RANGER AGAINST WAR <

Thursday, February 03, 2011

Sands of Time


My name is Ozymandias, king of kings:

Look on my works, ye Mighty, and despair!”

Nothing beside remains. Round the decay

Of that colossal wreck, boundless and bare

The lone and level sands stretch far away.

--Ozymandias
, Percy Bysshe Shelley


Pride goeth before destruction,

and an haughty spirit before a fall

-- Proverbs 16:18


I remember reading that scientists once believed

the universe was made of hydrogen,

because it was the most plentiful ingredient found.

If that theory holds any truth,

then I believe it to be made of stupidity

--Frank Zappa

__________
_______

Ranger is only now getting around to
Steve Coll's Ghost Wars: The Secret History of the CIA, Afghanistan and Bin Laden, from the Soviet Invasion to September 10, 2001 (2004) is a tour de force of Afghanistan, one war removed.

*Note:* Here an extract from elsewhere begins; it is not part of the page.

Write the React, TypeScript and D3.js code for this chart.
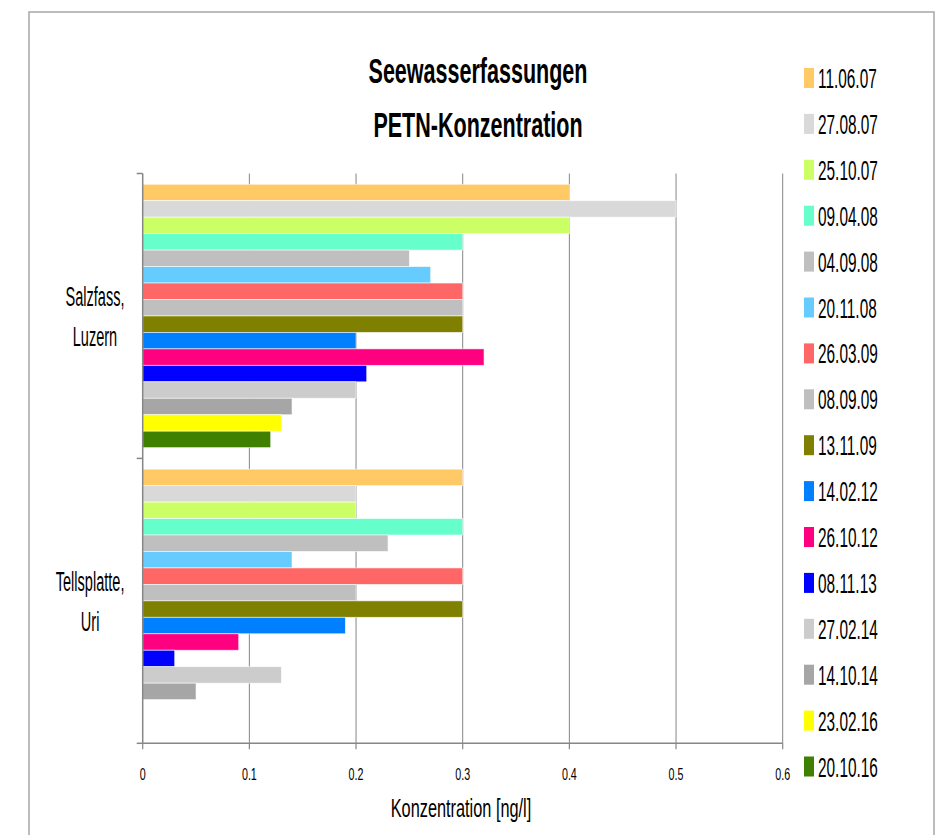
import React from 'react';
import * as d3 from 'd3';

const categoryLines: string[][] = [
  ['Salzfass,', 'Luzern'],
  ['Tellsplatte,', 'Uri'],
];
const categoryIds = ['Salzfass', 'Tellsplatte'];

const seriesNames = [
  '11.06.07', '27.08.07', '25.10.07', '09.04.08', '04.09.08', '20.11.08',
  '26.03.09', '08.09.09', '13.11.09', '14.02.12', '26.10.12', '08.11.13',
  '27.02.14', '14.10.14', '23.02.16', '20.10.16',
];
const seriesColors = [
  '#FFC966', '#D9D9D9', '#CCFF66', '#66FFCC', '#BFBFBF', '#66CCFF',
  '#FF6666', '#BFBFBF', '#808000', '#0080FF', '#FF0080', '#0000FF',
  '#CCCCCC', '#A6A6A6', '#FFFF00', '#408000',
];
const salzfassValues: (number | null)[] = [
  0.4, 0.5, 0.4, 0.3, 0.25, 0.27, 0.3, 0.3, 0.3, 0.2, 0.32, 0.21, 0.2, 0.14, 0.13, 0.12,
];
const tellsplatteValues: (number | null)[] = [
  0.3, 0.2, 0.2, 0.3, 0.23, 0.14, 0.3, 0.2, 0.3, 0.19, 0.09, 0.03, 0.13, 0.05, null, null,
];
const xTicks = [0, 0.1, 0.2, 0.3, 0.4, 0.5, 0.6];
const titleLines = ['Seewasserfassungen', 'PETN-Konzentration'];
const xAxisTitle = 'Konzentration [ng/l]';

const W = 937;
const H = 835;
const FONT = '"Liberation Sans", Arial, sans-serif';
const AXIS_COLOR = '#868686';

const plotLeft = 142.7;
const plotRight = 782.7;
const plotTop = 173.5;
const plotBottom = 743.3;

const x = d3.scaleLinear().domain([0, 0.6]).range([plotLeft, plotRight]);
const y0 = d3.scaleBand<string>().domain(categoryIds).range([plotTop, plotBottom]).padding(0);
const y1 = d3
  .scaleBand<string>()
  .domain(seriesNames)
  .range([0, y0.bandwidth()])
  .paddingInner(0)
  .paddingOuter(0.653);

const valuesByCategory: Record<string, (number | null)[]> = {
  Salzfass: salzfassValues,
  Tellsplatte: tellsplatteValues,
};

function measure(text: string, font: string): number {
  const c = document.createElement('canvas').getContext('2d');
  if (!c) return text.length * 10;
  c.font = font;
  return c.measureText(text).width;
}

const CAT_SIZE = 28;
const CAT_SX = 0.52;
const LEG_SIZE = 28;
const LEG_SX = 0.55;

export default function App() {
  const legendY = (i: number) => 78 + i * 45.9;

  return (
    <svg
      width={W}
      height={H}
      viewBox={`0 0 ${W} ${H}`}
      style={{ position: 'absolute', left: 0, top: 0, background: '#fff' }}
      fontFamily={FONT}
    >
      <rect x={0} y={0} width={W} height={H} fill="#fff" />
      {/* frame */}
      <path d={`M29,${H} V12 H934 V${H}`} fill="none" stroke="#A6A6A6" strokeWidth={1.5} />

      {/* title */}
      {titleLines.map((t, i) => (
        <text
          key={t}
          transform={`translate(478,${83 + i * 54}) scale(0.615,1)`}
          textAnchor="middle"
          fontSize={35}
          fontWeight="bold"
          fill="#000"
        >
          {t}
        </text>
      ))}

      {/* gridlines */}
      {xTicks.slice(1).map((t) => (
        <line
          key={'g' + t}
          x1={x(t)}
          x2={x(t)}
          y1={plotTop}
          y2={plotBottom}
          stroke={AXIS_COLOR}
          strokeWidth={1}
        />
      ))}

      {/* bars */}
      {categoryIds.map((cat) => (
        <g key={cat} transform={`translate(0,${y0(cat)})`}>
          {seriesNames.map((s, i) => {
            const v = valuesByCategory[cat][i];
            if (v == null) return null;
            return (
              <rect
                key={s}
                x={x(0)}
                y={y1(s)}
                width={x(v) - x(0)}
                height={y1.bandwidth()}
                fill={seriesColors[i]}
                stroke="#ffffff"
                strokeOpacity={0.7}
                strokeWidth={0.8}
              />
            );
          })}
        </g>
      ))}

      {/* y axis */}
      <line x1={plotLeft} x2={plotLeft} y1={plotTop} y2={plotBottom} stroke={AXIS_COLOR} strokeWidth={1.5} />
      {[...categoryIds.map((c) => y0(c) as number), plotBottom].map((yy, i) => (
        <line key={'yt' + i} x1={plotLeft - 6} x2={plotLeft} y1={yy} y2={yy} stroke={AXIS_COLOR} strokeWidth={1.5} />
      ))}

      {/* x axis */}
      <line x1={plotLeft} x2={plotRight} y1={plotBottom} y2={plotBottom} stroke={AXIS_COLOR} strokeWidth={1.5} />
      {xTicks.map((t) => (
        <g key={'xt' + t}>
          <line x1={x(t)} x2={x(t)} y1={plotBottom} y2={plotBottom + 6} stroke={AXIS_COLOR} strokeWidth={1.2} />
          <text
            transform={`translate(${x(t)},780) scale(0.67,1)`}
            textAnchor="middle"
            fontSize={16}
            fill="#000"
          >
            {String(t)}
          </text>
        </g>
      ))}
      <text
        transform={`translate(461,816.7) scale(0.64,1)`}
        textAnchor="middle"
        fontSize={25.5}
        fill="#000"
      >
        {xAxisTitle}
      </text>

      {/* category labels */}
      {categoryIds.map((cat, ci) => {
        const lines = categoryLines[ci];
        const center = (y0(cat) as number) + y0.bandwidth() / 2;
        const maxW =
          d3.max(lines, (l) => measure(l, `${CAT_SIZE}px ${FONT}`))! * CAT_SX;
        const cx = 124.5 - maxW / 2;
        return lines.map((l, li) => (
          <text
            key={cat + li}
            transform={`translate(${cx},${center - 10 + li * 40}) scale(${CAT_SX},1)`}
            textAnchor="middle"
            fontSize={CAT_SIZE}
            fill="#000"
          >
            {l}
          </text>
        ));
      })}

      {/* legend */}
      {seriesNames.map((s, i) => (
        <g key={'lg' + s}>
          <rect x={804} y={legendY(i) - 10} width={10} height={20} fill={seriesColors[i]} />
          <text
            transform={`translate(818,${legendY(i) + 10}) scale(${LEG_SX},1)`}
            fontSize={LEG_SIZE}
            fill="#000"
          >
            {s}
          </text>
        </g>
      ))}
    </svg>
  );
}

For anyone still four-square behind this little dust up, Mr. Coll will disabuse you from any patriotic notions of victory in that nation of shifting alliances and canny self-sufficiency. It is not an easy read, but once done the idea of a nation-state in our image is forever gone, and the ability of the Afghans to look out for the Afghans in the face of any intervention is firmly established.


Take one Mr. President Hamid Karzai and family, he of the sweeping silk cape, yak cap and Western business suit, rolled out the American people as an exotic but friendly ally:


  • The Karzai family backed the Taliban in 1994
  • Two Karzai brother operate Afghani restaurants in the U.S.
  • In 1994, Hamid Karzai is reported to be working with Pakistani intelligenc
  • Karzai contributed $50,000 of his personal funds to the Taliban
  • Trucking overlords rather than Pakistan financed the first Taliban military success
  • Pakistan ISI was implicated with the extremist elements of Afghanistan throughout the Russo-Afghanistan war
  • Kandahar was not only a Taliban center of power but also an Arab-financed boom-town

The comments on Karzai show an opportunistic man constantly shifting alliances like the desert sand to consolidate power; as in 1994, so in 2011. His true loyalty and beliefs are safe under his yak cap, but they probably do not parallel U.S. interests. Not only are Mr. Karzai's actions wily as well as those of his Afghani brothers, but Pakistan's ISI plays U.S. operatives like a fiddle.


U.S. clandestine operations in the Russo-Afghan war were completely orchestrated through the Pakistani ISI. At no time did U.S. agents directly coordinate or recruit agents at a meaningful level. In effect, the allies of the ISI were funded and equipped by U.S. taxpayers. The ISI and Afghan resistance co-opted the entire war by transforming the effort into a religious endeavor, relegating the nationalists (as such) and monarchists to untenable positions.


U.S. policy became entwined with ISI policy, and U.S. agencies never questioned the empowerment of the Islamic fundamentalists. In fact, the anti-aircraft shoulder-fired weapon buy-back following the withdrawal of the USSR is accepted as the financial basis of the early Taliban successes in the post-war era (
post-war may be a redundancy as more of Afghanistan's history has been in that state than not.)

The Central Intelligence agency bought back weapons which we had freely delivered to the Afghan resistance through the ISI. The Afghanis then funded themselves by selling them back, the Arab goniff reminiscent of the cartoon characters who would drop a coin into the vending machine, tied to a string, getting both the goody and the coin.

Large weapons caches and tunnel systems were also funded by the U.S. and built by Arabs like UBL throughout this era. These caves were later (and still) used by the groups opposing the current government and subsequent U.S. occupation -- in counterinsurgency terms, the perfect self-licking ice-cream cone.

As an old saying goes, an Arab can steal the yolk from egg without cracking it. We are just accepting that there are different kinds of intelligence. The U.S. may have the baddest technology on the block, but they sure seem to play their cards more ably than any we try to place on the table.